Picture someone standing in front of a vision board, trying to want everything at once: the promotion, the six-pack, the perfect relationship, universal approval. Manson's whole book is aimed at that person, and his answer is blunt. Stop trying to care about everything. You only get a limited supply of attention and effort in a lifetime, so the actual skill worth building is choosing what deserves it.
The book works because Manson doesn't dress that idea up as mysticism. He walks through it like an engineer looking at a budget: values in, values out, and a section breaking down which values reliably make people miserable, control, constant validation, being right, versus which ones tend to produce a stable life, honesty, uncertainty, useful failure. That's the actual mechanism readers can use Monday morning. Instead of asking "how do I feel good," the book pushes you to ask "what pain am I willing to sit with, because it points toward something I actually want." It's a reframe you can actually act on, not a slogan.

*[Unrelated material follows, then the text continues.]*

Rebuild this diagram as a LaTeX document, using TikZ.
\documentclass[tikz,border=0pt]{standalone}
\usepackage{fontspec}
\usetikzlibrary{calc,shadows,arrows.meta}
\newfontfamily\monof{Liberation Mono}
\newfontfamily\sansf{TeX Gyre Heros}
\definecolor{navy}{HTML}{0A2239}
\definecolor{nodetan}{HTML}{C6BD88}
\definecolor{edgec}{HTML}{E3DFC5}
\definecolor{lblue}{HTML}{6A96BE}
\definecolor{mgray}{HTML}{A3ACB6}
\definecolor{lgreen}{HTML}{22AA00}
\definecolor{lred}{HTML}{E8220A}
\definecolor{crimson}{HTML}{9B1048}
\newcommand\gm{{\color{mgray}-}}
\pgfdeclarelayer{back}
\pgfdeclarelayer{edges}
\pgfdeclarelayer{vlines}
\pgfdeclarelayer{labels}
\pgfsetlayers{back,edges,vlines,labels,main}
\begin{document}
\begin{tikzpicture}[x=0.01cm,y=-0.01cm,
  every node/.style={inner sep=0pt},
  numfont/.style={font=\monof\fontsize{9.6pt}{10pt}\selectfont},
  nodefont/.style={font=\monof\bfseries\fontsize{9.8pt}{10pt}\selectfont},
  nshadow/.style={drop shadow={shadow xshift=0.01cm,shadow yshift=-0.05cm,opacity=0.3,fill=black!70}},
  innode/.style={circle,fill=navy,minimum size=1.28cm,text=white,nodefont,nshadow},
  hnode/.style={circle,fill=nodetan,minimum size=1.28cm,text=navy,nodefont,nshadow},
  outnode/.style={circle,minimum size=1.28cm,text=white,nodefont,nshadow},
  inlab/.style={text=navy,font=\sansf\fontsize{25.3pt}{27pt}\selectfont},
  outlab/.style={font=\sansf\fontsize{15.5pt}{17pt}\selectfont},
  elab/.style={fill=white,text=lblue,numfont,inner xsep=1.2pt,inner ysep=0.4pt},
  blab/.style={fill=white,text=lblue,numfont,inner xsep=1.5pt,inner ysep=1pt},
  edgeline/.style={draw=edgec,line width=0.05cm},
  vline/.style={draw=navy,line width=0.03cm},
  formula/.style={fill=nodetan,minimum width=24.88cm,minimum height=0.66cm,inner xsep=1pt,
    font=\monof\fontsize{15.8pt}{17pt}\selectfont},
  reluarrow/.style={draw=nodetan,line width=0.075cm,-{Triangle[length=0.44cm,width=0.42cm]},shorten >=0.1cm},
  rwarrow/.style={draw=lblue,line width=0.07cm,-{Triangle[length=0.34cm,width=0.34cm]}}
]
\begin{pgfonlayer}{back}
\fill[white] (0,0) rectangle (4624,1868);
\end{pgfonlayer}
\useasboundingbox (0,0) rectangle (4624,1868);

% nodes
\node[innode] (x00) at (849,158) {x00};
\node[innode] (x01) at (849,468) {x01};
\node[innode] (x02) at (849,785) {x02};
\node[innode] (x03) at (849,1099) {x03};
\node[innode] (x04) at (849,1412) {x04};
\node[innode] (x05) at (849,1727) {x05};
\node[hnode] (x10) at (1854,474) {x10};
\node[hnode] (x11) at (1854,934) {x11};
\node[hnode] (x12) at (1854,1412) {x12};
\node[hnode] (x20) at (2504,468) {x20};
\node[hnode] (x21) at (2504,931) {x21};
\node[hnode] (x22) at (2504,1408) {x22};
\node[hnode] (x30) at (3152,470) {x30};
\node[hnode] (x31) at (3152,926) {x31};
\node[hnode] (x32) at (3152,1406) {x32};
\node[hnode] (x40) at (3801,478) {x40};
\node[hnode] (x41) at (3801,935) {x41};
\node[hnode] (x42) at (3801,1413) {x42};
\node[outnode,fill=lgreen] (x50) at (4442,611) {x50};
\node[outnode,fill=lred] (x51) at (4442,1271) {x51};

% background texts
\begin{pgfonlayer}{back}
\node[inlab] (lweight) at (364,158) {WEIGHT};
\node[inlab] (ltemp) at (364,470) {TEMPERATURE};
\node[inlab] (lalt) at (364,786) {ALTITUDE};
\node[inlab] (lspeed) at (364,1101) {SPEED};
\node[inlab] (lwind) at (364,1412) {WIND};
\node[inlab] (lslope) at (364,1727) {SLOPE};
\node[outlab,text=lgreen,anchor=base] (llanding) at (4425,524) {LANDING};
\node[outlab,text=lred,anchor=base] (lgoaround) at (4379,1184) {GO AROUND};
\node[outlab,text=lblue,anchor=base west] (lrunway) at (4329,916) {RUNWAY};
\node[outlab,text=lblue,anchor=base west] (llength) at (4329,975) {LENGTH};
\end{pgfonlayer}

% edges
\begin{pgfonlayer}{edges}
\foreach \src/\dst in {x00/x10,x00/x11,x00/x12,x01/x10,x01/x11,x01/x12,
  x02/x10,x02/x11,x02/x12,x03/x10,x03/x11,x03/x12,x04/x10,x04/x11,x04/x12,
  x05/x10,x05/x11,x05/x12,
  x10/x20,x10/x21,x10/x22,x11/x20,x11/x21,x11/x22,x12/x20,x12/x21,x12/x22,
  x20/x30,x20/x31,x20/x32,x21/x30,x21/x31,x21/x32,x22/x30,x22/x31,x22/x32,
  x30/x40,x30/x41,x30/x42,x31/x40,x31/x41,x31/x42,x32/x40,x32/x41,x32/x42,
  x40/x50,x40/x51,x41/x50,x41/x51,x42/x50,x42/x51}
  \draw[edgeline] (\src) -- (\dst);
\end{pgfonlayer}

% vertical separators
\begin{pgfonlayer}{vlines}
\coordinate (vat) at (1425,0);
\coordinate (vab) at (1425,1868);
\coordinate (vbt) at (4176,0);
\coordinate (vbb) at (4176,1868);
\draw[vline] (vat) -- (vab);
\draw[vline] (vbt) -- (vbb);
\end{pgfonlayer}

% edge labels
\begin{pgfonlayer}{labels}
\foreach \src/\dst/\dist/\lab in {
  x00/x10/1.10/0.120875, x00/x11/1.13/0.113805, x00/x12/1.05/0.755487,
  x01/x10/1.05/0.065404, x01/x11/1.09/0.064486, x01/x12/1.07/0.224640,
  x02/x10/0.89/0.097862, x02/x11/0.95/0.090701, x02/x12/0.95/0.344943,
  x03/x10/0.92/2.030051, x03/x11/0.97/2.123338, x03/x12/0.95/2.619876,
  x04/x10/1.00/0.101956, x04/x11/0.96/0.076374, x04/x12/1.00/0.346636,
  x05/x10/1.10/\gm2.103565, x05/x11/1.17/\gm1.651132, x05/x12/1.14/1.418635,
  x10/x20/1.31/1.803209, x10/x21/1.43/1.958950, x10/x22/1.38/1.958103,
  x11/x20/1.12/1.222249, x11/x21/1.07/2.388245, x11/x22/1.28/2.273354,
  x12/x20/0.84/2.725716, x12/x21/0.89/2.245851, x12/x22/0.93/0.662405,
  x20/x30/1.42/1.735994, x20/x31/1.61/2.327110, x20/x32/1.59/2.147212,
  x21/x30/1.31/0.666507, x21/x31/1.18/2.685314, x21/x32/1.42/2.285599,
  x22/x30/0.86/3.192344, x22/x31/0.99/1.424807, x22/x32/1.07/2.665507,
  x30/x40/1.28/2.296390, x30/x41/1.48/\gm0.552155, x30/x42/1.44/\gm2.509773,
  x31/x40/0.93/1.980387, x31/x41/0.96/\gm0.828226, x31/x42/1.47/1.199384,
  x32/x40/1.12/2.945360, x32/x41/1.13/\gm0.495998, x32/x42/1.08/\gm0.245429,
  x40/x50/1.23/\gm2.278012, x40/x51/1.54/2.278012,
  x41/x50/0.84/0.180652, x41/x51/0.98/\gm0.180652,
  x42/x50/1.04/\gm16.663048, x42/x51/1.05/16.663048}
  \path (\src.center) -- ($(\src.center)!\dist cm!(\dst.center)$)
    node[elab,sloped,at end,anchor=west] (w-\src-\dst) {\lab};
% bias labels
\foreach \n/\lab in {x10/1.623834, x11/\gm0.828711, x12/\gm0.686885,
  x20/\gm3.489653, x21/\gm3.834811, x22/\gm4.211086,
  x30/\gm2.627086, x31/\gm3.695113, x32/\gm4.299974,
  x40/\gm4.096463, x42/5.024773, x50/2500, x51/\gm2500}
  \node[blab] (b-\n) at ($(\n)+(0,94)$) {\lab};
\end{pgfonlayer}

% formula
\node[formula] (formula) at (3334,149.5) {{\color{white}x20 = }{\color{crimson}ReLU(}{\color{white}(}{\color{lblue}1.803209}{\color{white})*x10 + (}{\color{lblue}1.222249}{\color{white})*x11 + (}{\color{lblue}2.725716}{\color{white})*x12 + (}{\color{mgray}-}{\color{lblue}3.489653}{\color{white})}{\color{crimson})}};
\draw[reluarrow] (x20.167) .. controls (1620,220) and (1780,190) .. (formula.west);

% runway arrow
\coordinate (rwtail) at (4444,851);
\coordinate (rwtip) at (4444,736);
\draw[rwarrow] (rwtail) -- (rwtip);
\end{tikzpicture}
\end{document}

Manson backs this up with a mix of psychology research and his own blunt personal stories, a dead friend, a bad breakup, a failed business, and the personal material is doing real work here, not padding. It shows the framework surviving contact with an actual life instead of staying theoretical. The trade-off is that some of the pop-psych citations get summarized fast and don't always hold up to scrutiny if you go looking for the original studies; treat the research as flavor for an argument built mostly on plain observation, not as a rigorous literature review.
Why you should read
- Readers tired of relentless positivity in self-help
- Anyone who wants a values audit, not a routine
- Fans of blunt, story-driven nonfiction over academic prose
- Readers who want a short book with real carryover
What to expect
- Profane, conversational tone throughout
- Personal anecdotes doing real argumentative work
- A short, fast read at just over 200 pages
- Light citation of research rather than rigorous data
What the book asks of a reader is refreshingly small. No morning routine, no supplement stack, no forty-day challenge. Just a willingness to sit with the uncomfortable exercise of ranking what you actually value, and to admit that most of what stresses you out day to day probably doesn't make that list. For anyone tired of self-help that promises transformation through positivity alone, this is a useful, occasionally profane correction, and it's short enough to finish in a weekend and start testing by Monday.